TD have quite a long, complicated history with several line-up changes.
https://en.wikipedia.org/wiki/Tangerine_Dream
In 1980, I read, they were one of the first Western bands to play in East Germany.
Here’s a film showing what they looked like in 1980
So which band would the Venerable Peel have voted for?
He certainly introduced me and many others to the Dream in the early 70s.
There’s a letter from him in this excellent overview of their career. Great photos!
https://artsandculture.google.com/story/tangerine-dream-the-power-of-cosmic-sounds-deutsches-museum/GAURs7xURJWELw?hl=en
Not just a musician!
Who knew that Edgar Froese acted in this movie!
Hippy Peel would have supported TD, post 76 Peel would have gone with Kraftwerk.
Nah, post ‘76 Peel would have dropped Kraftwerk by then – they’d already had a single in the charts and the TW tv appearance…
You mean he would have dropped them at the precise point at which they ceased irritating his regular listeners….
I thought TW was Tiswas!! How wrong I was!
Tomorrow’s World certainly gave more cred than being on Crackerjack or Blue Peter.
What about the Dream? OGWT? Tiswas? Rainbow?
A shame they weren’t in the studio, then there might be a pic of Florian chilling in the green room with Raymond “Motorik” Baxter.
Well, let’s see how they score when it comes to the things that REALLY matter:
How about beards?
|||| Tangerine Dream: 5 points
|||| Kraftwerk: 0
(previous winner: The Allman Brothers Band)
Did they include a comic book with an album?
|||| Tangerine Dream: 0
|||| Kraftwerk: 5 points
(previous winner: Jethro Tull)
Steven Wilson factor?
|||| Tangerine Dream: 5 points
|||| Kraftwerk: 0
(previous winner: King Crimson)
Are there psychedelic/hippie memories they’d rather forget?
|||| Tangerine Dream: 4 points (The »Lady Greengrass« single!)
|||| Kraftwerk: 5 points (The »Tone Float« album!)
(previous winner: Blondie)
The Bowie connection?
|||| Tangerine Dream: 5 points (Dave lived with Edgar’s family for a while, and Bowie & Iggy could use TD’s rehearsal space (the former UFA movie studios) in 1977/78)
|||| Kraftwerk: 2 points (met him once)
(previous winner: Brian Eno)
What about ex-members?
|||| Tangerine Dream: 5 points (Klaus Schulze! Peter Baumann!)
|||| Kraftwerk: 2 points (Michael Rother was a member for a few hours, and Florian had a hobby band with Klaus Schulze… see above)
(previous winner: The Velvet Underground)
Hopefully they didn’t write songs about animals!
|||| Tangerine Dream: no (5 points)
|||| Kraftwerk: no (5 points)
(previous loser: The Beatles)
Re:
“Hopefully they didn’t write songs about animals!
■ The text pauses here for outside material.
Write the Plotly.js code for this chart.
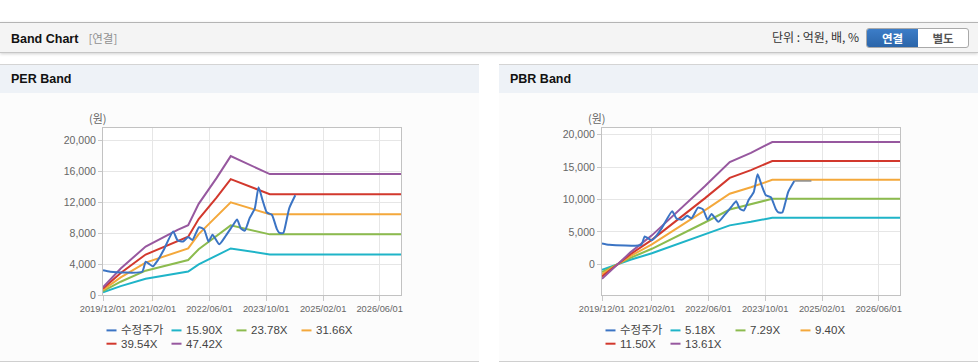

|||| Tangerine Dream: no (5 points)”
Erm … how about “Tyger” (1987)?
»Tyger« – well, that’s 5 points deducted then.
William Blake just gets everywhere.
Indeed.
of Pan Tang Pan Tang
“What about ex-members”
Well an extra 5 points for TD for also having Johannes Schmoelling, whose album “The Zoo Of Tranquility” is one of the best instrumental albums ever (that’s a fact pop-pickers – I say so)…..
Thanks for the recommendation on the Johannes Schmoelling album, Chrisf.
I took a punt and picked up a second hand copy via the Discogs site.
“The Zoo of Tranquility” is need a winner. Cheers!
//duco
All very interesting replies. I’ll need to count up all the votes to confirm properly, but I think Tangerine Dream edge it?
Next, it’s Jean-Michel Jarre vs Vangelis… (STOP RIGHT THERE – Ed.)
While we’re on the subject of German electronic music, I see that Klaus Schulze, who was briefly a member of Tangerine Dream, died yesterday.
https://www.facebook.com/ecki.stieg/posts/10222551633552973
No! I didn’t see that. Well that has made me a bit sad. The vast Dark Side of the Moog series he did with Pete Namlook has been one of my favourite releases of the last decade and I was only listening to volume 7 (as good a place as any to hop onboard) last night. Might have to give Irrlicht or Timewind a spin tonight.
I missed that – and very sorry to hear it.
This is just tremendous – miles better than the version on Moondawn.
Tangerine Dream for their wonderful cinematic drramscapes. And the music in Grand Theft Auto V. Hippie to hip in 45 easy years.
It appears I saw the Phaedra tour of TD at Bradford St George’s Hall November 74 (part of it was released on cd in 2005).
I don’t remember the music as I was chemically enhanced but there was a light show though when any camera flash went off the light show disappeared and all that could be seen was a large white screen, I wonder if the people taking photographs were disappointed when they received their photos back.
In 74 I’d seen an all synth band called Zorch at Windsor Free Festival who I still listen to.
Here they are, Hubert!
And there’s lots of excellent info on their Facebook page!
https://www.facebook.com/ZZorch/
Fantastic piece by the late Brer Froese.